Réseaux sociaux: suspendu au Brésil, X est aussi dans le collimateur de l’UE

Elon Musk, propriétaire et patron du réseau social X (anciennement Twitter).

Accusé de répandre de fausses informations, le réseau social X a été suspendu au Brésil mais l’étau se resserre également en Europe, où de premières sanctions de la Commission européenne pourraient tomber dès cet automne.

Le 05/09/2024 à 07h54

Les émeutes au Royaume-Uni, provoquées début août par de fausses rumeurs, ont rappelé le danger d’une expression non régulée sur Internet. Le suspect du meurtre de trois fillettes avait été présenté à tort comme un demandeur d’asile musulman. L’infox, relayée et amplifiée sur les réseaux sociaux, dont X, avait déclenché des violences islamophobes.

Dans ce contexte, le commissaire européen au Numérique, Thierry Breton, a adressé mi-août une mise en garde à Elon Musk, propriétaire du réseau social, qui avait répliqué en publiant un mème insultant sur son compte X.

Une démarche étonnante alors que le réseau social fait l’objet d’une enquête de Bruxelles initiée en décembre et qui pourrait lui valoir des amendes pouvant atteindre 6% de son chiffre d’affaires mondial. La Commission européenne devrait rendre ses premières décisions, d’ici quelques semaines, voire quelques mois. L’issue reste ouverte.

X a accès au dossier et peut exercer son droit à la défense, depuis que la plateforme été formellement mise en cause en juillet pour des violations au Règlement sur les services numériques (Digital Services Act, DSA), la nouvelle législation de l’UE qui doit mettre fin aux espaces de non droit sur Internet.

À titre préliminaire, la Commission a établi trois infractions: les coches bleues censées certifier des sources d’information dignes de confiance trompent les utilisateurs; la transparence est insuffisante en matière de publicités (identité des annonceurs, montants, méthodes de ciblage...); et X ne respecte pas l’obligation de fournir à des chercheurs agréés un accès à ses données.
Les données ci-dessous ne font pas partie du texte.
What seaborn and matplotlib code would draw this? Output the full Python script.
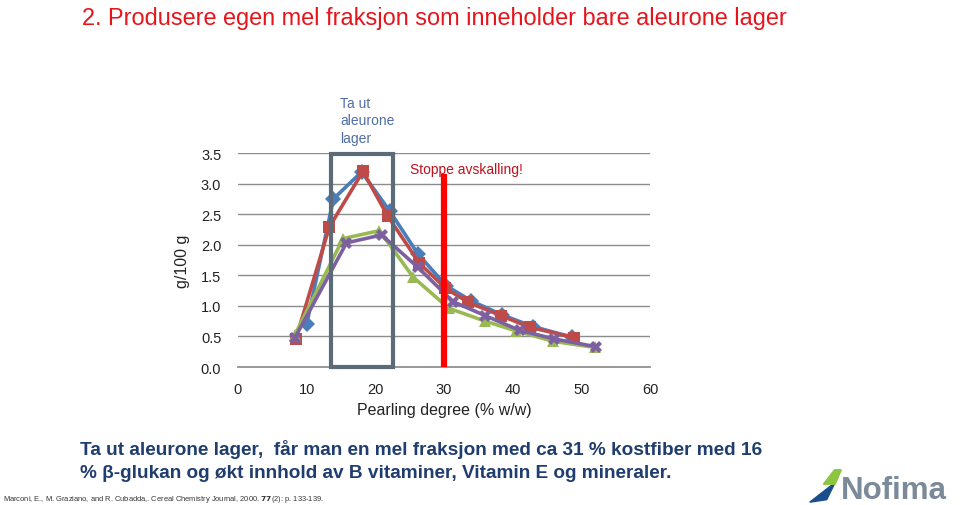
import numpy as np
import pandas as pd
import matplotlib
matplotlib.use("Agg")
import matplotlib.pyplot as plt
import matplotlib.patches as mpatches
import seaborn as sns

# ---- data ----
blue_x = [10.0, 13.9, 18.0, 22.1, 26.2, 30.3, 34.0, 38.5, 43.0, 48.6]
blue_y = [0.70, 2.75, 3.19, 2.55, 1.85, 1.33, 1.08, 0.85, 0.66, 0.49]
red_x = [8.4, 13.3, 18.2, 21.8, 26.4, 30.2, 33.5, 38.3, 42.5, 49.0]
red_y = [0.45, 2.29, 3.20, 2.47, 1.70, 1.29, 1.06, 0.84, 0.65, 0.48]
green_x = [8.3, 15.3, 20.6, 25.5, 30.7, 36.0, 40.5, 45.9, 52.0]
green_y = [0.53, 2.10, 2.23, 1.47, 0.96, 0.75, 0.59, 0.42, 0.32]
purple_x = [8.3, 15.8, 20.9, 26.2, 31.3, 36.0, 41.0, 46.0, 52.2]
purple_y = [0.48, 2.03, 2.16, 1.63, 1.07, 0.84, 0.60, 0.46, 0.33]
series_names = ["A", "B", "C", "D"]
x_ticks = [0, 10, 20, 30, 40, 50, 60]
y_ticks = [0.0, 0.5, 1.0, 1.5, 2.0, 2.5, 3.0, 3.5]
box_x = [13.5, 22.6]
stop_x = 30.0
stop_top = 3.16

rows = []
for name, xs, ys in zip(series_names, [blue_x, red_x, green_x, purple_x],
                        [blue_y, red_y, green_y, purple_y]):
    for xv, yv in zip(xs, ys):
        rows.append({"x": xv, "y": yv, "s": name})
df = pd.DataFrame(rows)

sns.set_theme(style="white")
plt.rcParams["font.family"] = ["Liberation Sans", "DejaVu Sans"]

fig = plt.figure(figsize=(9.6, 5.06), dpi=100)
fig.patch.set_facecolor("white")
ax = fig.add_axes([238/960, 1-368/506, (650-238)/960, (368-154)/506])

palette = {"A": "#4a7ebb", "B": "#be4b48", "C": "#98b954", "D": "#7d60a0"}
markers = {"A": "D", "B": "s", "C": "^", "D": "X"}
sns.lineplot(data=df, x="x", y="y", hue="s", style="s", palette=palette,
             markers=markers, dashes=False, sort=False, linewidth=2.6,
             markersize=8, markeredgewidth=0, legend=False, ax=ax, zorder=3)

ax.set_xlim(0, 60)
ax.set_ylim(0, 3.5)
ax.set_xticks(x_ticks)
ax.set_yticks(y_ticks)
ax.set_xticklabels([str(t) for t in x_ticks], fontsize=10.5, color="#222222")
ax.set_yticklabels([f"{t:.1f}" for t in y_ticks], fontsize=10.5, color="#222222")
ax.yaxis.grid(True, color="#8c8c8c", linewidth=1.0)
ax.set_axisbelow(True)
for s in ["top", "right", "left"]:
    ax.spines[s].set_visible(False)
ax.spines["bottom"].set_color("#8c8c8c")
ax.tick_params(axis="x", direction="out", length=5, color="#8c8c8c", pad=6)
ax.tick_params(axis="y", length=0, pad=12)
ax.set_xlabel("Pearling degree (% w/w)", fontsize=11.5, color="#222222", labelpad=4)
ax.set_ylabel("g/100 g", fontsize=11.5, color="#222222", labelpad=8)

# box around aleurone region
rect = mpatches.Rectangle((box_x[0], 0), box_x[1]-box_x[0], 3.49, fill=False,
                          edgecolor="#5b6b78", linewidth=3, zorder=4,
                          clip_on=False)
ax.add_patch(rect)
# stop line
ax.plot([stop_x, stop_x], [0, stop_top], color="#ff0000", linewidth=4.5,
        zorder=5, solid_capstyle="butt")

fig.text(82/960, 1-18/506, "2. Produsere egen mel fraksjon som inneholder bare aleurone lager",
         color="#e8141b", fontsize=16.9, va="center", ha="left")
fig.text(340/960, 1-97/506, "Ta ut\naleurone\nlager", color="#4f6ea8",
         fontsize=10, va="top", ha="left", linespacing=1.3)
fig.text(410/960, 1-170/506, "Stoppe avskalling!", color="#c0101a",
         fontsize=10, va="center", ha="left")

fig.text(80/960, 1-450/506, "Ta ut aleurone lager,  får man en mel fraksjon med ca 31 % kostfiber med 16",
         color="#1f3d6e", fontsize=13.7, fontweight="bold", va="center", ha="left")
fig.text(80/960, 1-473/506, "% β-glukan og økt innhold av B vitaminer, Vitamin E og mineraler.",
         color="#1f3d6e", fontsize=13.7, fontweight="bold", va="center", ha="left")
fig.text(3/960, 1-500/506,
         "Marconi, E., M. Graziano, and R. Cubadda,. Cereal Chemistry Journal, 2000. $\\mathbf{77}$(2): p. 133-139.",
         color="#333333", fontsize=5.4, va="center", ha="left")

# Nofima logo (text)
fig.text(841/960, 1-491/506, "Nofima", color="#7a8a99", fontsize=22.5,
         fontweight="bold", va="center", ha="left")
lax = fig.add_axes([808/960, 1-505/506, 34/960, 36/506])
lax.axis("off")
lax.set_xlim(0, 1); lax.set_ylim(0, 1)
lax.add_patch(mpatches.Polygon([[0.05, 0.05], [0.55, 0.12], [0.8, 0.6], [0.5, 0.38]],
                               closed=True, color="#1a4f8c"))
lax.add_patch(mpatches.Polygon([[0.45, 0.55], [0.78, 0.95], [0.98, 0.95], [0.8, 0.55]],
                               closed=True, color="#8cc63f"))

fig.savefig("out.png", dpi=100, facecolor="white")
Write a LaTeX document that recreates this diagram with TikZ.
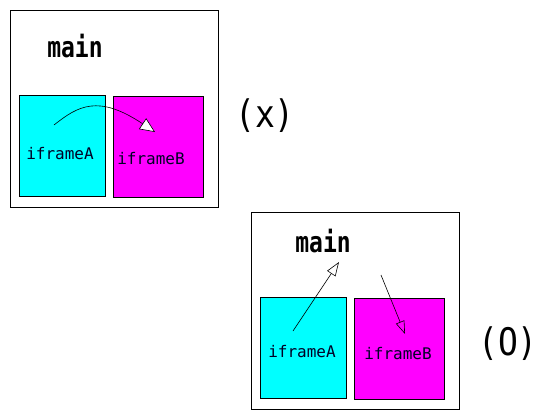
\documentclass[tikz,border=0pt]{standalone}
\usepackage{fontspec}
\setmonofont{DejaVu Sans Mono}
\usetikzlibrary{arrows.meta}
\definecolor{cy}{RGB}{0,255,255}
\definecolor{mg}{RGB}{255,0,255}
\tikzset{
  frame/.style={draw=black, line width=0.8pt, anchor=north west, inner sep=0pt},
  outerbox/.style={frame, fill=white, minimum width=208pt, minimum height=197pt},
  abox/.style={frame, fill=cy, minimum width=86pt, minimum height=101pt},
  bbox/.style={frame, fill=mg, minimum width=90pt, minimum height=101pt},
  mainlbl/.style={font=\ttfamily\bfseries\fontsize{23}{23}\selectfont, inner sep=0pt, yscale=1.25, transform shape},
  frlbl/.style={font=\ttfamily\fontsize{16}{16}\selectfont, inner sep=0pt, text=black!85!blue},
  verdict/.style={font=\ttfamily\fontsize{33}{33}\selectfont, inner sep=0pt, yscale=1.15, transform shape},
  link/.style={draw=black, line width=0.6pt},
}
\begin{document}
\begin{tikzpicture}[x=1pt, y=-1pt]
\useasboundingbox (0,0) rectangle (545,418);
% top diagram
\node[outerbox] (m1) at (10,10) {};
\node[abox] (a1) at (19,95) {};
\node[bbox] (b1) at (113,96) {};
\node[mainlbl] (t1) at (75,46) {main};
\node[frlbl] (la1) at (60,154) {iframeA};
\node[frlbl] (lb1) at (151,159) {iframeB};
\node[verdict] (x) at (265,116) {(x)};
\coordinate (s1) at (54,125);
\coordinate (e1) at (155,132);
\draw[link, -{Triangle[length=15pt,width=13pt,fill=white]}] (s1) .. controls (78,106) and (98,94) .. (e1);
% bottom diagram
\node[outerbox] (m2) at (251,212) {};
\node[abox] (a2) at (260,297) {};
\node[bbox] (b2) at (354,298) {};
\node[mainlbl] (t2) at (323,241) {main};
\node[frlbl] (la2) at (302,352) {iframeA};
\node[frlbl] (lb2) at (398,354) {iframeB};
\node[verdict] (o) at (508,344) {(O)};
\coordinate (s2) at (293,331);
\coordinate (e2) at (339,262);
\coordinate (s3) at (381,275);
\coordinate (e3) at (405,334);
\draw[link, -{Triangle[open,length=14pt,width=10pt]}] (s2) -- (e2);
\draw[link, -{Triangle[open,length=13pt,width=9pt]}] (s3) -- (e3);
\end{tikzpicture}
\end{document}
L’enquête se poursuit sur deux autres griefs majeurs: diffusion de contenus illégaux et efforts insuffisants contre la manipulation d’informations.

La législation européenne oblige les plateformes à mettre en place un système de signalement des contenus problématiques et à retirer «promptement» toute publication illicite dès qu’elles en ont connaissance. Comme au Brésil, Elon Musk crie à la censure. «Le DSA est de la désinformation», a-t-il lancé en juillet, promettant de livrer bataille sur le terrain judiciaire.

L’UE rassemble 106 millions d’utilisateurs actifs de X, sur 300 millions au niveau mondial, selon la Commission européenne. C’est environ cinq fois plus qu’au Brésil et cela représente sans doute bien davantage en termes de recettes publicitaires. Difficile d’imaginer le réseau social se priver d’une telle manne.

Le DSA ne définit pas ce qui est illégal ou non, mais impose le respect des lois nationales aux entreprises du numérique qui s’en sont longtemps affranchies. Ainsi, les publications nazies sont interdites en Allemagne. Le harcèlement, les injures raciales ou sexistes, la diffamation, l’incitation à la violence ou l’apologie du terrorisme constituent des infractions en France.

Le DSA prévoit la possibilité pour la Commission de saisir un juge en Irlande, pays du siège européen de X, pour ordonner une suspension temporaire du service jusqu’à ce que cessent les infractions. «S’il le faut, l’Europe n’aura pas la main qui tremble», a averti à plusieurs reprises Thierry Breton.

Il s’agit cependant d’un dispositif de dernier recours, seulement activable en cas d’infractions répétées qui mettraient en danger la sécurité des personnes. «J’espère que la Commission réfléchira très, très sérieusement avant de s’engager dans cette voie, car il est évident que cela aurait un impact extrêmement négatif sur la liberté d’expression et l’accès à l’information», a déclaré à l’AFP Jan Penfrat de l’ONG European Digital Rights, qui défend les droits des utilisateurs de services en ligne.

Une suspension de X en Europe est «très peu probable», estime Alexandre de Streel, expert du groupe de réflexion Center on Regulation in Europe (Cerre). Cela nourrirait selon lui les accusations de censure. «Cette affaire va se finir devant la Cour de justice de l’Union européenne», prévoit-il, voyant dans X «la firme la moins collaborative» avec l’UE.